▸ **INFORMATION PROVIDED**:
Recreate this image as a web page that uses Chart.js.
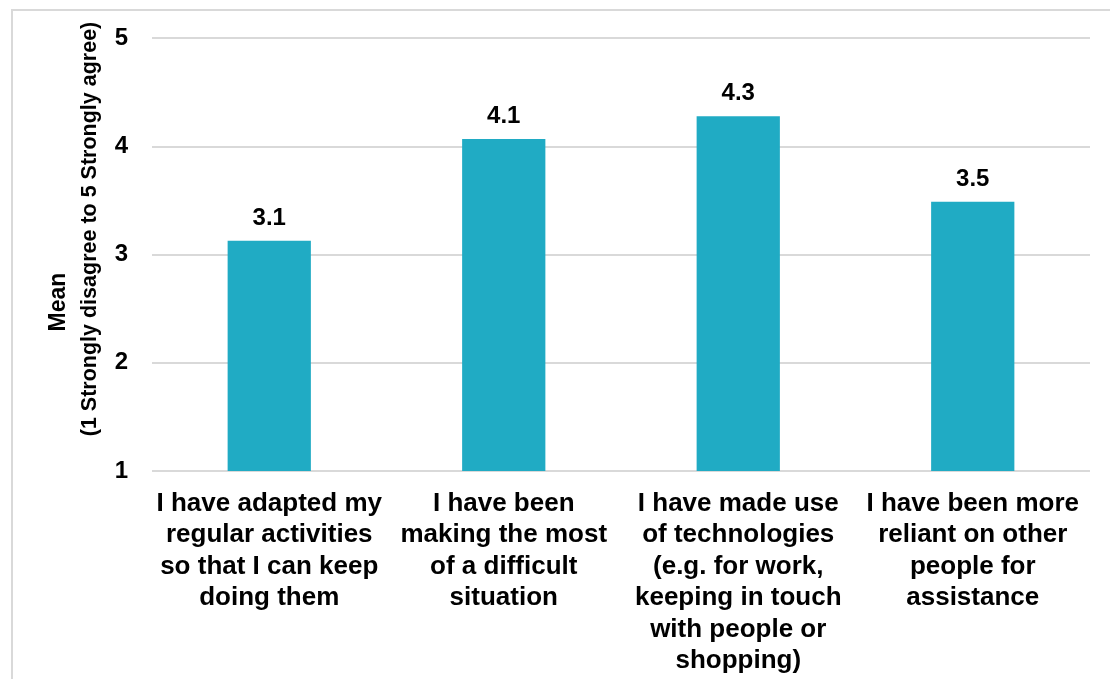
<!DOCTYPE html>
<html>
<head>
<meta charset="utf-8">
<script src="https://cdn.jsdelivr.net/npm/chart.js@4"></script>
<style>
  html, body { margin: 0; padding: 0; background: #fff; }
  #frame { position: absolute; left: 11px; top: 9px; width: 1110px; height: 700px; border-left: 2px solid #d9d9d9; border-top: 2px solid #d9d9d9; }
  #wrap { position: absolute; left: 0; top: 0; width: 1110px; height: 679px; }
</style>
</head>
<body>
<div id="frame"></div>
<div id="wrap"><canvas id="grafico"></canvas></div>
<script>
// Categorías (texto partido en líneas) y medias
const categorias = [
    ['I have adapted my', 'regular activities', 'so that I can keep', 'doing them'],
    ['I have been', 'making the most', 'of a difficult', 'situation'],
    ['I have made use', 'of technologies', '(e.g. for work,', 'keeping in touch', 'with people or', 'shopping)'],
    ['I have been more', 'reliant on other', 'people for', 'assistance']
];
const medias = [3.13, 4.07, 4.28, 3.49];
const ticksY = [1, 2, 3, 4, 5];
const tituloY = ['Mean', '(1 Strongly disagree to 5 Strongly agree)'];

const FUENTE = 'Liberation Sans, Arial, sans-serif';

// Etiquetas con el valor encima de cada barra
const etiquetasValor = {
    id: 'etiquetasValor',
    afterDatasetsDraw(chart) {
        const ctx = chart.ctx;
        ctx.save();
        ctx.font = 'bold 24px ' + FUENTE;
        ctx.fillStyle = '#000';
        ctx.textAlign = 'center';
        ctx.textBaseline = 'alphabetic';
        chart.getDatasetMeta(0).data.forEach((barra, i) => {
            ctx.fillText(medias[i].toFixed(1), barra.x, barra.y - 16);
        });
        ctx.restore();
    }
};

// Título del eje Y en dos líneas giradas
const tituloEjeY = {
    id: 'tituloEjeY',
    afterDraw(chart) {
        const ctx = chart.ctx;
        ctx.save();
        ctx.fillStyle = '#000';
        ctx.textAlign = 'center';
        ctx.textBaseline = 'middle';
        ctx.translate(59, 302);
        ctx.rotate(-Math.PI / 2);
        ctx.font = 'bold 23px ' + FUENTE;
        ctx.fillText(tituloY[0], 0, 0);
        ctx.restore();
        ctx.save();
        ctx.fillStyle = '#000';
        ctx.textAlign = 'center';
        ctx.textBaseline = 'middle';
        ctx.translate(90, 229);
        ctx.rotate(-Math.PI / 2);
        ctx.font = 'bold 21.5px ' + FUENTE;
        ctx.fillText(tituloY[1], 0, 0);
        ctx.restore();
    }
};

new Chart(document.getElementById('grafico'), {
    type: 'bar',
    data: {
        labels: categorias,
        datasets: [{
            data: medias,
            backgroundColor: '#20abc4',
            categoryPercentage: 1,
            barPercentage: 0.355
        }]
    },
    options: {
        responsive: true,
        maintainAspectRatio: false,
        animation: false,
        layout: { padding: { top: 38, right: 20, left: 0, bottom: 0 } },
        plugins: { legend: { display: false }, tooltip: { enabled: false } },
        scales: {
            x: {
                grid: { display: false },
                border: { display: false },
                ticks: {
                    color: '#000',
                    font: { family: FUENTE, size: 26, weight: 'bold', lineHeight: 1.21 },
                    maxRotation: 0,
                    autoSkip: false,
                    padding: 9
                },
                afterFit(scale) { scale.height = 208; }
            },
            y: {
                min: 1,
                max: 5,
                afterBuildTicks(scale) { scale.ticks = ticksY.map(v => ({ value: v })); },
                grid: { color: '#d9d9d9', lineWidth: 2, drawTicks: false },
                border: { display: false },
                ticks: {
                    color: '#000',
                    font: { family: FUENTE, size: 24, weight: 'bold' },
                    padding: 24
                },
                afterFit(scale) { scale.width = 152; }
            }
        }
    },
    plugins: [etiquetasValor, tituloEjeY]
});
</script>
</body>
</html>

▸ **EXERCISE AIM**: Every line above should be returned word for word, with the pictures left behind.

▸ **ANSWER TO THIS EXERCISE**:
Recreate this image as a web page that uses Chart.js.
<!DOCTYPE html>
<html>
<head>
<meta charset="utf-8">
<script src="https://cdn.jsdelivr.net/npm/chart.js@4"></script>
<style>
  html, body { margin: 0; padding: 0; background: #fff; }
  #frame { position: absolute; left: 11px; top: 9px; width: 1110px; height: 700px; border-left: 2px solid #d9d9d9; border-top: 2px solid #d9d9d9; }
  #wrap { position: absolute; left: 0; top: 0; width: 1110px; height: 679px; }
</style>
</head>
<body>
<div id="frame"></div>
<div id="wrap"><canvas id="grafico"></canvas></div>
<script>
// Categorías (texto partido en líneas) y medias
const categorias = [
    ['I have adapted my', 'regular activities', 'so that I can keep', 'doing them'],
    ['I have been', 'making the most', 'of a difficult', 'situation'],
    ['I have made use', 'of technologies', '(e.g. for work,', 'keeping in touch', 'with people or', 'shopping)'],
    ['I have been more', 'reliant on other', 'people for', 'assistance']
];
const medias = [3.13, 4.07, 4.28, 3.49];
const ticksY = [1, 2, 3, 4, 5];
const tituloY = ['Mean', '(1 Strongly disagree to 5 Strongly agree)'];

const FUENTE = 'Liberation Sans, Arial, sans-serif';

// Etiquetas con el valor encima de cada barra
const etiquetasValor = {
    id: 'etiquetasValor',
    afterDatasetsDraw(chart) {
        const ctx = chart.ctx;
        ctx.save();
        ctx.font = 'bold 24px ' + FUENTE;
        ctx.fillStyle = '#000';
        ctx.textAlign = 'center';
        ctx.textBaseline = 'alphabetic';
        chart.getDatasetMeta(0).data.forEach((barra, i) => {
            ctx.fillText(medias[i].toFixed(1), barra.x, barra.y - 16);
        });
        ctx.restore();
    }
};

// Título del eje Y en dos líneas giradas
const tituloEjeY = {
    id: 'tituloEjeY',
    afterDraw(chart) {
        const ctx = chart.ctx;
        ctx.save();
        ctx.fillStyle = '#000';
        ctx.textAlign = 'center';
        ctx.textBaseline = 'middle';
        ctx.translate(59, 302);
        ctx.rotate(-Math.PI / 2);
        ctx.font = 'bold 23px ' + FUENTE;
        ctx.fillText(tituloY[0], 0, 0);
        ctx.restore();
        ctx.save();
        ctx.fillStyle = '#000';
        ctx.textAlign = 'center';
        ctx.textBaseline = 'middle';
        ctx.translate(90, 229);
        ctx.rotate(-Math.PI / 2);
        ctx.font = 'bold 21.5px ' + FUENTE;
        ctx.fillText(tituloY[1], 0, 0);
        ctx.restore();
    }
};

new Chart(document.getElementById('grafico'), {
    type: 'bar',
    data: {
        labels: categorias,
        datasets: [{
            data: medias,
            backgroundColor: '#20abc4',
            categoryPercentage: 1,
            barPercentage: 0.355
        }]
    },
    options: {
        responsive: true,
        maintainAspectRatio: false,
        animation: false,
        layout: { padding: { top: 38, right: 20, left: 0, bottom: 0 } },
        plugins: { legend: { display: false }, tooltip: { enabled: false } },
        scales: {
            x: {
                grid: { display: false },
                border: { display: false },
                ticks: {
                    color: '#000',
                    font: { family: FUENTE, size: 26, weight: 'bold', lineHeight: 1.21 },
                    maxRotation: 0,
                    autoSkip: false,
                    padding: 9
                },
                afterFit(scale) { scale.height = 208; }
            },
            y: {
                min: 1,
                max: 5,
                afterBuildTicks(scale) { scale.ticks = ticksY.map(v => ({ value: v })); },
                grid: { color: '#d9d9d9', lineWidth: 2, drawTicks: false },
                border: { display: false },
                ticks: {
                    color: '#000',
                    font: { family: FUENTE, size: 24, weight: 'bold' },
                    padding: 24
                },
                afterFit(scale) { scale.width = 152; }
            }
        }
    },
    plugins: [etiquetasValor, tituloEjeY]
});
</script>
</body>
</html>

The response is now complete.